Распространенность подобных проекций столь же очевидна, как и тот факт, что они обычно не замечаются. При таком положении дел едва ли удивительно, что наивный человек исходно считает само собой разумеющимся следующее: если ему во сне привиделся господин X, то этот сновидческий образ тождественен настоящему господину X. Подобное допущение целиком согласуется с его обыденной, некритической сознательной установкой, которая не различает объект как таковой и представление человека об этом объекте. Но нельзя отрицать того, что при критическом рассмотрении сновидческий образ имеет лишь внешнее, крайне отдаленное сходство с объектом. В действительности этот образ есть комплекс психических факторов, который формирует сам себя, пускай и под определенным влиянием извне, а потому он состоит в основном из тех субъективных элементов, что свойственны субъекту и зачастую имеют мало общего с реальным объектом. Мы всегда понимаем другого так же, как понимаем или хотели бы понимать самих себя. А того, чего не понимаем в себе, мы не понимаем и в других людях. Значит, наше представление о другом человеке по большей части субъективно. Хорошо известно, что даже близкая дружба не является гарантией объективного знания.
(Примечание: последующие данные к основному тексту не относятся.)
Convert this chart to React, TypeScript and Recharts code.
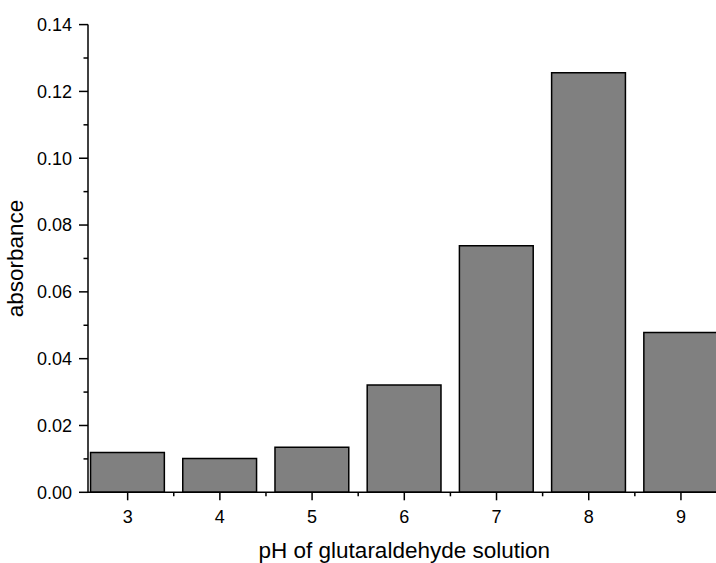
import { BarChart, Bar, XAxis, YAxis } from 'recharts';

// pH values and measured absorbance
const phValues = [3, 4, 5, 6, 7, 8, 9];
const absorbance = [0.0119, 0.0101, 0.0135, 0.0321, 0.0738, 0.1256, 0.0478];

// tick positions (majors are labelled, the rest are minor)
const xTicks = [3, 3.5, 4, 4.5, 5, 5.5, 6, 6.5, 7, 7.5, 8, 8.5, 9];
const yTicks = [0, 0.01, 0.02, 0.03, 0.04, 0.05, 0.06, 0.07, 0.08, 0.09, 0.1, 0.11, 0.12, 0.13, 0.14];
const yMajor = [0, 0.02, 0.04, 0.06, 0.08, 0.1, 0.12, 0.14];

const data = phValues.map((ph, i) => ({ ph, value: absorbance[i] }));

const FONT = '"Liberation Sans", Arial, Helvetica, sans-serif';

const XTick = (props: any) => {
    const { x, y, payload } = props;
    const major = Number.isInteger(payload.value);
    return (
        <g>
            <line x1={x} x2={x} y1={y} y2={y + (major ? 8 : 4)} stroke="#000" strokeWidth={1.5} />
            {major && (
                <text x={x} y={y + 31} textAnchor="middle" fontSize={18} fontFamily={FONT} fill="#000">
                    {payload.value}
                </text>
            )}
        </g>
    );
};

const YTick = (props: any) => {
    const { x, y, payload } = props;
    const major = yMajor.some(v => Math.abs(v - payload.value) < 1e-9);
    return (
        <g>
            <line x1={x - (major ? 9 : 4.5)} x2={x} y1={y} y2={y} stroke="#000" strokeWidth={1.5} />
            {major && (
                <text x={x - 16} y={y} dy="0.35em" textAnchor="end" fontSize={18} fontFamily={FONT} fill="#000">
                    {payload.value.toFixed(2)}
                </text>
            )}
        </g>
    );
};

export default function App() {
    return (
        <div style={{ position: 'absolute', left: 0, top: 0, width: 716, height: 563, overflow: 'hidden', background: '#fff' }}>
            <BarChart
                width={740}
                height={563}
                data={data}
                margin={{ top: 24.6, right: 19.4, bottom: 0, left: 0 }}
            >
                <XAxis
                    dataKey="ph"
                    type="number"
                    domain={[2.57, 9.43]}
                    allowDataOverflow
                    ticks={xTicks}
                    interval={0}
                    height={70.7}
                    tickSize={0}
                    tickMargin={0}
                    tickLine={false}
                    tick={<XTick />}
                    axisLine={{ stroke: '#000', strokeWidth: 1.5 }}
                    label={{
                        content: ({ viewBox }: any) => (
                            <text
                                x={viewBox.x + viewBox.width / 2}
                                y={viewBox.y + 66}
                                textAnchor="middle"
                                fontSize={22.5}
                                fontFamily={FONT}
                                fill="#000"
                            >
                                pH of glutaraldehyde solution
                            </text>
                        ),
                    }}
                />
                <YAxis
                    type="number"
                    domain={[0, 0.14]}
                    ticks={yTicks}
                    interval={0}
                    width={88}
                    tickSize={0}
                    tickMargin={0}
                    tickLine={false}
                    tick={<YTick />}
                    axisLine={{ stroke: '#000', strokeWidth: 1.5 }}
                    label={{
                        content: ({ viewBox }: any) => {
                            const cx = viewBox.x + 16;
                            const cy = viewBox.y + viewBox.height / 2;
                            return (
                                <text
                                    x={cx}
                                    y={cy}
                                    transform={`rotate(-90, ${cx}, ${cy})`}
                                    textAnchor="middle"
                                    dominantBaseline="central"
                                    fontSize={22.5}
                                    fontFamily={FONT}
                                    fill="#000"
                                >
                                    absorbance
                                </text>
                            );
                        },
                    }}
                />
                <Bar
                    dataKey="value"
                    fill="#808080"
                    stroke="#000"
                    strokeWidth={1.5}
                    barSize={73.8}
                    isAnimationActive={false}
                />
            </BarChart>
        </div>
    );
}
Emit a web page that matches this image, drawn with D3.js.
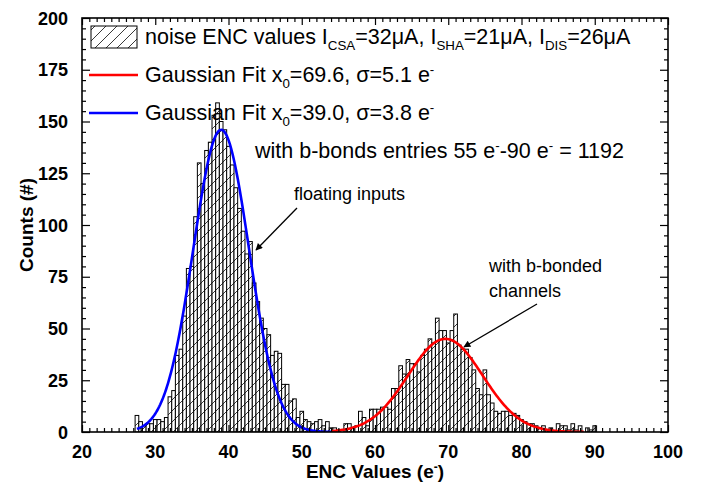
<!DOCTYPE html>
<html>
<head>
<meta charset="utf-8">
<script src="https://cdn.jsdelivr.net/npm/d3@7"></script>
<style>
  html, body { margin: 0; padding: 0; background: #fff; }
  svg { display: block; }
  text { font-family: "Liberation Sans", Arial, sans-serif; fill: #000; }
</style>
</head>
<body>
<svg id="chart" width="704" height="485"></svg>
<script>
// Histogram of ENC values: bins 0.5 e- wide, first bin starts at 27.25 e-
const binStart = 27.25;
const binWidth = 0.5;
const counts = [
  8, 5, 3, 4, 4, 6, 6, 5, 7, 17,
  20, 37, 40, 56, 79, 80, 104, 130, 120, 136,
  140, 153, 159, 150, 146, 138, 129, 118, 108, 97,
  86, 92, 72, 63, 55, 50, 47, 37, 39, 38,
  23, 23, 15, 16, 7, 10, 6, 5, 4, 5,
  6, 3, 5, 2, 2, 1, 0, 4, 4, 2,
  3, 10, 7, 3, 11, 11, 11, 12, 12, 11,
  21, 21, 32, 28, 35, 33, 33, 29, 37, 40,
  45, 43, 55, 49, 49, 43, 49, 57, 42, 40,
  40, 36, 30, 21, 18, 30, 18, 14, 10, 9,
  10, 10, 8, 9, 8, 6, 5, 4, 4, 3,
  2, 3, 1, 2, 0, 4, 3, 3, 1, 4,
  1, 3, 0, 2, 1, 3
];

// Gaussian fits: amplitude, centre, width and the x range the curve is drawn over
const fitFloating = { amp: 146, x0: 39.0, sigma: 3.8, from: 27.5, to: 54.0, color: "#0000ff" };
const fitBonded   = { amp: 45,  x0: 69.6, sigma: 5.1, from: 54.0, to: 88.5, color: "#ff0000" };

const xDomain = [20, 100];
const yDomain = [0, 200];
const xMajorTicks = [20, 30, 40, 50, 60, 70, 80, 90, 100];
const yMajorTicks = [0, 25, 50, 75, 100, 125, 150, 175, 200];

const svg = d3.select("#chart");
const margin = { left: 82, right: 704 - 668, top: 18, bottom: 485 - 432 };
const W = 704 - margin.left - margin.right;
const H = 485 - margin.top - margin.bottom;

const x = d3.scaleLinear().domain(xDomain).range([margin.left, margin.left + W]);
const y = d3.scaleLinear().domain(yDomain).range([margin.top + H, margin.top]);

// hatch pattern for the histogram bars
const defs = svg.append("defs");
const pat = defs.append("pattern")
  .attr("id", "hatch").attr("patternUnits", "userSpaceOnUse")
  .attr("width", 11).attr("height", 11);
pat.append("rect").attr("width", 11).attr("height", 11).attr("fill", "#fff");
pat.append("path").attr("d", "M-1,12 L12,-1 M-6,6 L6,-6 M5,17 L17,5")
  .attr("stroke", "#222").attr("stroke-width", 0.9).attr("fill", "none");

const clip = defs.append("clipPath").attr("id", "plotclip");
clip.append("rect").attr("x", margin.left).attr("y", margin.top).attr("width", W).attr("height", H);

const plot = svg.append("g").attr("clip-path", "url(#plotclip)");

// bars
const bins = counts.map((c, i) => ({ x0: binStart + i * binWidth, x1: binStart + (i + 1) * binWidth, n: c }));
plot.append("g").selectAll("rect").data(bins.filter(b => b.n > 0)).join("rect")
  .attr("x", d => x(d.x0))
  .attr("y", d => y(d.n))
  .attr("width", d => x(d.x1) - x(d.x0))
  .attr("height", d => y(0) - y(d.n))
  .attr("fill", "url(#hatch)")
  .attr("stroke", "#000")
  .attr("stroke-width", 1);

// gaussian fit curves
function gaussPoints(f) {
  const pts = [];
  const steps = 200;
  for (let k = 0; k <= steps; k++) {
    const xv = f.from + (f.to - f.from) * k / steps;
    pts.push([xv, f.amp * Math.exp(-((xv - f.x0) ** 2) / (2 * f.sigma * f.sigma))]);
  }
  return pts;
}
const line = d3.line().x(d => x(d[0])).y(d => y(d[1]));
[fitFloating, fitBonded].forEach(f => {
  plot.append("path").attr("d", line(gaussPoints(f)))
    .attr("fill", "none").attr("stroke", f.color).attr("stroke-width", 2.6);
});

// axes with inward ticks on all four sides
const axes = svg.append("g");
const xMinor = d3.range(xDomain[0], xDomain[1] + 1, 1).filter(v => v % 10 !== 0);
const yMinor = d3.range(yDomain[0], yDomain[1] + 1, 5).filter(v => v % 25 !== 0);

function addAxis(axisGen, transform, major, minor, majorLen, minorLen) {
  const gMinor = axes.append("g").attr("transform", transform)
    .call(axisGen.tickValues(minor).tickSize(minorLen).tickFormat(""));
  gMinor.select(".domain").remove();
  const gMajor = axes.append("g").attr("transform", transform)
    .call(axisGen.tickValues(major).tickSize(majorLen).tickFormat(""));
  gMajor.select(".domain").remove();
  axes.selectAll("line").attr("stroke", "#000").attr("stroke-width", 1.2);
}
addAxis(d3.axisTop(x), `translate(0,${y(0)})`, xMajorTicks, xMinor, 7, 4);
addAxis(d3.axisBottom(x), `translate(0,${y(200)})`, xMajorTicks, xMinor, 7, 4);
addAxis(d3.axisRight(y), `translate(${x(20)},0)`, yMajorTicks, yMinor, 8, 4);
addAxis(d3.axisLeft(y), `translate(${x(100)},0)`, yMajorTicks, yMinor, 8, 4);

// frame
svg.append("rect").attr("x", margin.left).attr("y", margin.top).attr("width", W).attr("height", H)
  .attr("fill", "none").attr("stroke", "#000").attr("stroke-width", 1.6);

// tick labels
svg.append("g").selectAll("text").data(xMajorTicks).join("text")
  .attr("x", d => x(d)).attr("y", 458)
  .attr("text-anchor", "middle").attr("font-size", 18).attr("font-weight", "bold")
  .text(d => d);
svg.append("g").selectAll("text").data(yMajorTicks).join("text")
  .attr("x", 68).attr("y", d => y(d) + 6.5)
  .attr("text-anchor", "end").attr("font-size", 18).attr("font-weight", "bold")
  .text(d => d);

// axis titles
const xt = svg.append("text").attr("x", x(60)).attr("y", 478)
  .attr("text-anchor", "middle").attr("font-size", 19).attr("font-weight", "bold");
xt.append("tspan").text("ENC Values (e");
xt.append("tspan").attr("font-size", 12).attr("dy", -7).text("-");
xt.append("tspan").attr("dy", 7).text(")");

svg.append("text").attr("transform", `translate(33,${y(100)}) rotate(-90)`)
  .attr("text-anchor", "middle").attr("font-size", 19).attr("font-weight", "bold")
  .text("Counts (#)");

// legend
const lg = svg.append("g");
const legFont = 21.5;
lg.append("rect").attr("x", 91).attr("y", 26).attr("width", 46).attr("height", 22)
  .attr("fill", "url(#hatch)").attr("stroke", "#000").attr("stroke-width", 1);

function richText(g, xPos, yPos, parts, size) {
  const t = g.append("text").attr("x", xPos).attr("y", yPos).attr("font-size", size);
  let shift = 0;
  parts.forEach(p => {
    const [str, kind] = Array.isArray(p) ? p : [p, "n"];
    let target = 0;
    if (kind === "sub") target = 6;
    if (kind === "sup") target = -8;
    const ts = t.append("tspan").attr("dy", target - shift).text(str);
    if (kind !== "n") ts.attr("font-size", size * 0.62);
    shift = target;
  });
  return t;
}

richText(lg, 145, 44, ["noise ENC values I", ["CSA", "sub"], "=32\u03bcA, I", ["SHA", "sub"],
  "=21\u03bcA, I", ["DIS", "sub"], "=26\u03bcA"], legFont);

lg.append("line").attr("x1", 89).attr("x2", 138).attr("y1", 75).attr("y2", 75)
  .attr("stroke", fitBonded.color).attr("stroke-width", 2.6);
richText(lg, 145, 82, ["Gaussian Fit x", ["0", "sub"], "=" + fitBonded.x0.toFixed(1) + ", \u03c3=" + fitBonded.sigma.toFixed(1) + " e",
  ["-", "sup"]], legFont);

lg.append("line").attr("x1", 89).attr("x2", 138).attr("y1", 113).attr("y2", 113)
  .attr("stroke", fitFloating.color).attr("stroke-width", 2.6);
richText(lg, 145, 120, ["Gaussian Fit x", ["0", "sub"], "=" + fitFloating.x0.toFixed(1) + ", \u03c3=" + fitFloating.sigma.toFixed(1) + " e",
  ["-", "sup"]], legFont);

richText(lg, 255, 158, ["with b-bonds entries 55 e", ["-", "sup"], "-90 e", ["-", "sup"], " = 1192"], legFont);

// annotations
defs.append("marker").attr("id", "arrow").attr("viewBox", "0 0 10 10")
  .attr("refX", 9).attr("refY", 5).attr("markerWidth", 10).attr("markerHeight", 7)
  .attr("markerUnits", "userSpaceOnUse").attr("orient", "auto")
  .append("path").attr("d", "M0,0 L10,5 L0,10 Z").attr("fill", "#000");

svg.append("text").attr("x", 294).attr("y", 200).attr("font-size", 18).text("floating inputs");
svg.append("line").attr("x1", 297).attr("y1", 208).attr("x2", 256).attr("y2", 250)
  .attr("stroke", "#000").attr("stroke-width", 1.3).attr("marker-end", "url(#arrow)");

svg.append("text").attr("x", 489).attr("y", 272).attr("font-size", 18).text("with b-bonded");
svg.append("text").attr("x", 489).attr("y", 297).attr("font-size", 18).text("channels");
svg.append("line").attr("x1", 537).attr("y1", 304).attr("x2", 464).attr("y2", 347)
  .attr("stroke", "#000").attr("stroke-width", 1.3).attr("marker-end", "url(#arrow)");
</script>
</body>
</html>
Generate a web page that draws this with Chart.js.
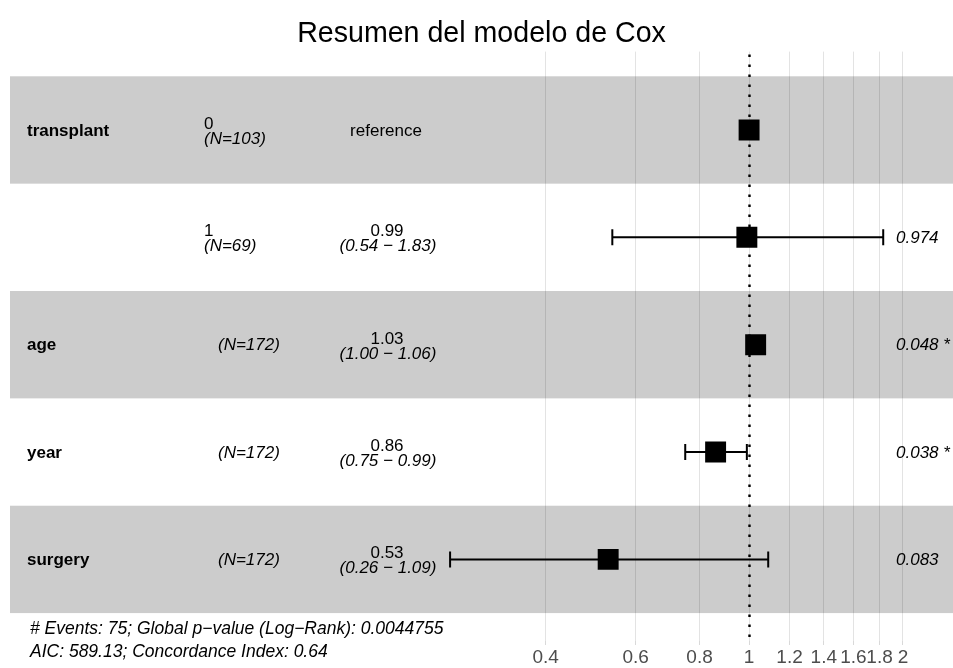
<!DOCTYPE html>
<html>
<head>
<meta charset="utf-8">
<script src="https://cdn.jsdelivr.net/npm/chart.js@4"></script>
<style>
    html, body { margin: 0; padding: 0; background: #ffffff; }
    #wrap { width: 953px; height: 668px; }
</style>
</head>
<body>
<div id="wrap"><canvas id="forestChart" width="953" height="668"></canvas></div>
<script>
// Cox model rows, top to bottom
const variables = ["transplant", "", "age", "year", "surgery"]
const levels = ["0", "1", "", "", ""]
const counts = [103, 69, 172, 172, 172]
const hazardRatios = [1, 0.99, 1.03, 0.86, 0.53]
const ciLower = [null, 0.54, 1.00, 0.75, 0.26]
const ciUpper = [null, 1.83, 1.06, 0.99, 1.09]
const pValues = ["", "0.974", "0.048 *", "0.038 *", "0.083"]
const xTicks = [0.4, 0.6, 0.8, 1, 1.2, 1.4, 1.6, 1.8, 2]

const footerLines = [
    "# Events: 75; Global p\u2212value (Log\u2212Rank): 0.0044755",
    "AIC: 589.13; Concordance Index: 0.64"
]

const FONT = "'Liberation Sans', Arial, Helvetica, sans-serif"
const rowPositions = hazardRatios.map((_, i) => i + 1)

// grey bands behind odd rows
const bandsPlugin = {
    id: "bands",
    beforeDraw(chart) {
        const { ctx, chartArea, scales } = chart
        ctx.save()
        ctx.fillStyle = "#cccccc"
        rowPositions.forEach((pos, i) => {
            if (i % 2 !== 0) return
            const top = scales.y.getPixelForValue(pos - 0.5)
            const bottom = scales.y.getPixelForValue(pos + 0.5)
            ctx.fillRect(chartArea.left, top, chartArea.right - chartArea.left, bottom - top)
        })
        ctx.restore()
    }
}

// dotted line at HR = 1 and the confidence interval whiskers
const whiskerPlugin = {
    id: "whiskers",
    beforeDatasetsDraw(chart) {
        const { ctx, chartArea, scales } = chart
        ctx.save()
        const x1 = Math.round(scales.x.getPixelForValue(1)) + 0.5
        ctx.strokeStyle = "#000000"
        ctx.lineWidth = 2.4
        ctx.setLineDash([2.4, 7.6])
        ctx.beginPath()
        ctx.moveTo(x1, chartArea.top + 3)
        ctx.lineTo(x1, chartArea.bottom)
        ctx.stroke()
        ctx.setLineDash([])

        ctx.lineWidth = 2
        rowPositions.forEach((pos, i) => {
            if (ciLower[i] === null) return
            const y = scales.y.getPixelForValue(pos)
            const xl = scales.x.getPixelForValue(ciLower[i])
            const xr = scales.x.getPixelForValue(ciUpper[i])
            ctx.beginPath()
            ctx.moveTo(xl, y)
            ctx.lineTo(xr, y)
            ctx.moveTo(xl, y - 8)
            ctx.lineTo(xl, y + 8)
            ctx.moveTo(xr, y - 8)
            ctx.lineTo(xr, y + 8)
            ctx.stroke()
        })
        ctx.restore()
    }
}

// table columns on the left, p-values on the right, model summary at the bottom
const tablePlugin = {
    id: "table",
    afterDraw(chart) {
        const { ctx, scales } = chart
        ctx.save()
        ctx.fillStyle = "#000000"
        rowPositions.forEach((pos, i) => {
            const y = scales.y.getPixelForValue(pos)

            ctx.textBaseline = "middle"
            ctx.textAlign = "left"
            ctx.font = `bold 17px ${FONT}`
            if (variables[i]) ctx.fillText(variables[i], 27, y + 1)

            const nText = `(N=${counts[i]})`
            if (levels[i]) {
                ctx.textBaseline = "alphabetic"
                ctx.font = `17px ${FONT}`
                ctx.fillText(levels[i], 204, y - 1)
                ctx.font = `italic 17px ${FONT}`
                ctx.fillText(nText, 204, y + 14)
            } else {
                ctx.font = `italic 17px ${FONT}`
                ctx.fillText(nText, 218, y + 1)
            }

            ctx.textAlign = "center"
            if (ciLower[i] === null) {
                ctx.textBaseline = "middle"
                ctx.font = `17px ${FONT}`
                ctx.fillText("reference", 386, y + 1)
            } else {
                ctx.textBaseline = "alphabetic"
                ctx.font = `17px ${FONT}`
                ctx.fillText(hazardRatios[i].toFixed(2), 387, y - 1)
                ctx.font = `italic 17px ${FONT}`
                ctx.fillText(`(${ciLower[i].toFixed(2)} \u2212 ${ciUpper[i].toFixed(2)})`, 388, y + 14)
            }

            if (pValues[i]) {
                ctx.textAlign = "left"
                ctx.textBaseline = "middle"
                ctx.font = `italic 17px ${FONT}`
                ctx.fillText(pValues[i], 896, y + 1)
            }
        })

        ctx.textAlign = "left"
        ctx.textBaseline = "alphabetic"
        ctx.font = `italic 17.5px ${FONT}`
        ctx.fillText(footerLines[0], 30, 634)
        ctx.fillText(footerLines[1], 30, 657)
        ctx.restore()
    }
}

new Chart(document.getElementById("forestChart"), {
    type: "scatter",
    data: {
        datasets: [{
            data: hazardRatios.map((hr, i) => ({ x: hr, y: rowPositions[i] })),
            pointStyle: "rect",
            pointRadius: 14.8,
            pointHoverRadius: 14.8,
            backgroundColor: "#000000",
            borderWidth: 0
        }]
    },
    plugins: [bandsPlugin, whiskerPlugin, tablePlugin],
    options: {
        responsive: false,
        animation: false,
        events: [],
        layout: { autoPadding: false, padding: { left: 10, right: 0, top: 0, bottom: 0 } },
        plugins: {
            legend: { display: false },
            tooltip: { enabled: false },
            title: {
                display: true,
                text: "Resumen del modelo de Cox",
                color: "#000000",
                font: { family: FONT, size: 28.6, weight: "normal", lineHeight: 1 },
                padding: { top: 20, bottom: 3 }
            }
        },
        scales: {
            x: {
                type: "logarithmic",
                min: 0.0358,
                max: 2.506,
                afterBuildTicks(scale) {
                    scale.ticks = xTicks.map((value) => ({ value }))
                },
                afterFit(scale) {
                    scale.height = 27
                },
                grid: {
                    color: "rgba(0, 0, 0, 0.11)",
                    lineWidth: 1,
                    drawTicks: true,
                    tickLength: 4,
                    tickColor: "rgba(0, 0, 0, 0.15)"
                },
                border: { display: false },
                ticks: {
                    autoSkip: false,
                    maxRotation: 0,
                    padding: 3,
                    color: "#4d4d4d",
                    font: { family: FONT, size: 19, lineHeight: 1 },
                    callback: (value) => String(value)
                }
            },
            y: {
                type: "linear",
                display: false,
                reverse: true,
                min: 0.27,
                max: 5.76
            }
        }
    }
})
</script>
</body>
</html>
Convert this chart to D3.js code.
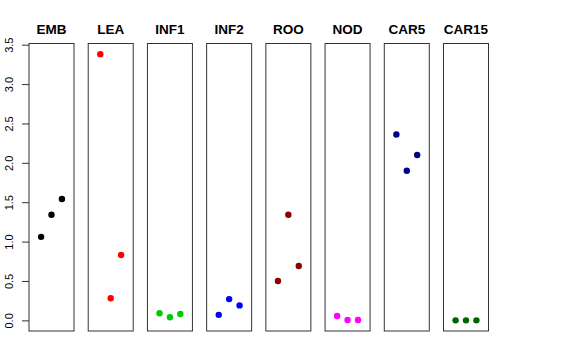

Если, как поступает фрейдовская школа, трактовать явное содержание сновидений как «нереальное» или «символическое» и объяснять, например, что, пусть во сне присутствует колокольня, на самом деле подразумевается фаллос, то отсюда всего один шаг до признания, что сновидение часто говорит о сексуальности, но далеко не всегда имеет в виду секс, а также что в сновидениях нередко возникает фигура отца, но в действительности это «воплощение» самого сновидца. Наши имаго суть составляющие разума, и если в сновидениях воспроизводятся какие-то идеи или представления, то это в первую очередь именно наши идеи и представления, в структуру которых вплетена целостность нашей личности. Они суть субъективные факторы, которые группируются в сновидениях и выражают то или иное значение отнюдь не по внешним причинам, а по глубинным побуждениям и позывам нашей психики. Целостная сновидческая работа по своей сути субъективна, и сновидение подобно театру, в котором сновидец является и сценой, и актером, и суфлером, и режиссером, и автором, и публикой, и критиком. Эта простая истина составляет основу того воззрения на смысл сновидения, которое я назвал интерпретацией на субъективном уровне. Данная интерпретация, как следует из самого термина, предполагает, что все фигуры сновидения отражают персонифицированные черты личности сновидца [19].